More than eight decades after it was installed, a memorial to the three 19th-century sibling novelists in London’s Westminster Abbey was amended Thursday to restore the diaereses – the two dots over the e in their surname.

The dots — which indicate that the name is pronounced “brontay” rather than “bront” — were omitted when the stone tablet commemorating Charlotte, Emily and Anne was erected in the abbey’s Poets’ Corner in October 1939, just after the outbreak of World War II.

They were restored after Brontë historian Sharon Wright, editor of the Brontë Society Gazette, raised the issue with Dean of Westminster David Hoyle. The abbey asked its stonemason to tap in the dots and its conservator to paint them.

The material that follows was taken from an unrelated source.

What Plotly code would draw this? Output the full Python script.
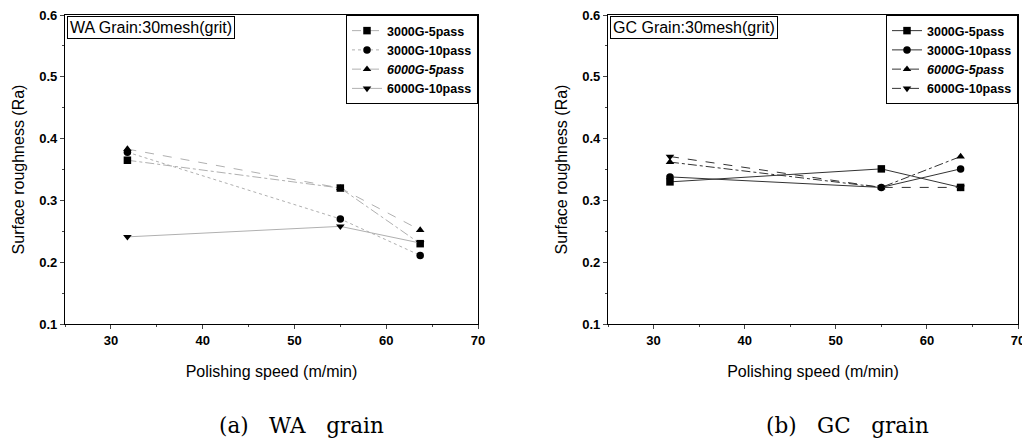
import plotly.graph_objects as go

# -- Datos -----------------------------------------------------------------
velocidad = [31.8, 55.0, 63.7]
series = ["3000G-5pass", "3000G-10pass", "6000G-5pass", "6000G-10pass"]
etiquetas = ["<b>3000G-5pass</b>", "<b>3000G-10pass</b>", "<b><i>6000G-5pass</i></b>", "<b>6000G-10pass</b>"]

wa_ra = {
    "3000G-5pass": [0.365, 0.320, 0.230],
    "3000G-10pass": [0.378, 0.270, 0.211],
    "6000G-5pass": [0.383, 0.320, 0.252],
    "6000G-10pass": [0.241, 0.258, 0.231],
}
gc_ra = {
    "3000G-5pass": [0.330, 0.351, 0.321],
    "3000G-10pass": [0.338, 0.321, 0.351],
    "6000G-5pass": [0.362, 0.321, 0.371],
    "6000G-10pass": [0.371, 0.321, 0.321],
}

simbolos = ["square", "circle", "triangle-up", "triangle-down"]
trazos_wa = ["dashdot", "dot", "dash", "solid"]
trazos_gc = ["solid", "solid", "dashdot", "dash"]

FUENTE = "Liberation Sans, Arial, sans-serif"
W, H = 1030, 446
OFF = 8  # margen por defecto del <body>


def px(x):
    return (x - OFF) / W


def py(y):
    return 1 - (y - OFF) / H


fig = go.Figure()

# -- Trazas ----------------------------------------------------------------
for i, s in enumerate(series):
    fig.add_trace(go.Scatter(
        x=velocidad, y=wa_ra[s], name=etiquetas[i], mode="lines+markers",
        xaxis="x", yaxis="y", legend="legend",
        line=dict(color="#b0b0b0", width=1, dash=trazos_wa[i]),
        marker=dict(symbol=simbolos[i], size=7.5, color="black"),
    ))
    fig.add_trace(go.Scatter(
        x=velocidad, y=gc_ra[s], name=etiquetas[i], mode="lines+markers",
        xaxis="x2", yaxis="y2", legend="legend2",
        line=dict(color="#333333", width=1, dash=trazos_gc[i]),
        marker=dict(symbol=simbolos[i], size=7.5, color="black"),
    ))

# -- Ejes ------------------------------------------------------------------
y_dom = [py(324), py(15)]
eje_x = dict(range=[25, 70], dtick=10, ticks="outside", ticklen=4, automargin=False,
             ticklabeloverflow="allow",
             showline=True, linecolor="black", linewidth=1.2, mirror=True,
             showgrid=False, zeroline=False,
             minor=dict(dtick=5, ticks="outside", ticklen=2),
             tickfont=dict(family=FUENTE, size=13, color="black"),
             tickprefix="<b>", ticksuffix="</b>",
             title=dict(text="Polishing speed (m/min)", standoff=19,
                        font=dict(family=FUENTE, size=16, color="black")))
eje_y = dict(range=[0.1, 0.6], dtick=0.1, tickformat=".1f", ticks="outside", ticklen=4,
             automargin=False, ticklabeloverflow="allow",
             showline=True, linecolor="black", linewidth=1.2, mirror=True,
             showgrid=False, zeroline=False,
             minor=dict(dtick=0.05, ticks="outside", ticklen=2),
             tickfont=dict(family=FUENTE, size=13, color="black"),
             tickprefix="<b>", ticksuffix="</b>",
             title=dict(text="Surface roughness (Ra)", standoff=10,
                        font=dict(family=FUENTE, size=16, color="black")))

leyenda = dict(bgcolor="white", bordercolor="black", borderwidth=1,
               font=dict(family=FUENTE, size=12.5, color="black"),
               xanchor="right", yanchor="top", y=py(15),
               itemwidth=30, tracegroupgap=0)

fig.update_layout(
    width=W, height=H,
    margin=dict(l=0, r=0, t=0, b=0),
    paper_bgcolor="white", plot_bgcolor="white",
    showlegend=True,
    xaxis=dict(eje_x, domain=[px(65), px(478)], anchor="y"),
    yaxis=dict(eje_y, domain=y_dom, anchor="x"),
    xaxis2=dict(eje_x, domain=[px(608), px(1018)], anchor="y2"),
    yaxis2=dict(eje_y, domain=y_dom, anchor="x2"),
    legend=dict(leyenda, x=px(478)),
    legend2=dict(leyenda, x=px(1018)),
)

# -- Rótulos ---------------------------------------------------------------
for ref, texto in [("", "WA Grain:30mesh(grit)"), ("2", "GC Grain:30mesh(grit)")]:
    fig.add_annotation(
        xref=f"x{ref} domain", yref=f"y{ref} domain", x=0.005, y=0.997,
        xanchor="left", yanchor="top", text=texto, showarrow=False,
        font=dict(family=FUENTE, size=16, color="black"),
        bordercolor="black", borderwidth=1, borderpad=2, bgcolor="white",
    )

for xc, texto in [(301, "(a)&nbsp;&nbsp;&nbsp;WA&nbsp;&nbsp;&nbsp;grain"),
                  (847, "(b)&nbsp;&nbsp;&nbsp;GC&nbsp;&nbsp;&nbsp;grain")]:
    fig.add_annotation(
        xref="paper", yref="paper", x=px(xc), y=py(425),
        xanchor="center", yanchor="middle", text=texto, showarrow=False,
        font=dict(family="DejaVu Serif, serif", size=21.5, color="black"),
    )

fig.write_html("out.html")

“There’s no paper record for anyone complaining about this or mentioning this, so I just wanted to put it right, really,” Wright said. “These three Yorkshire women deserve their place here, but they also deserve to have their name spelled correctly.”

It’s believed the writers’ Irish father Patrick changed the spelling of his surname from Brunty or Prunty when he went to university in England.

Raised on the wild Yorkshire moors, all three sisters died before they were 40, leaving enduring novels including Charlotte’s “Jane Eyre,” Emily’s “Wuthering Heights” and Anne’s “The Tenant of Wildfell Hall.”

Rebecca Yorke, director of the Brontë Society, welcomed the restoration.

“As the Brontës and their work are loved and respected all over the world, it’s entirely appropriate that their name is spelled correctly on their memorial,” she said.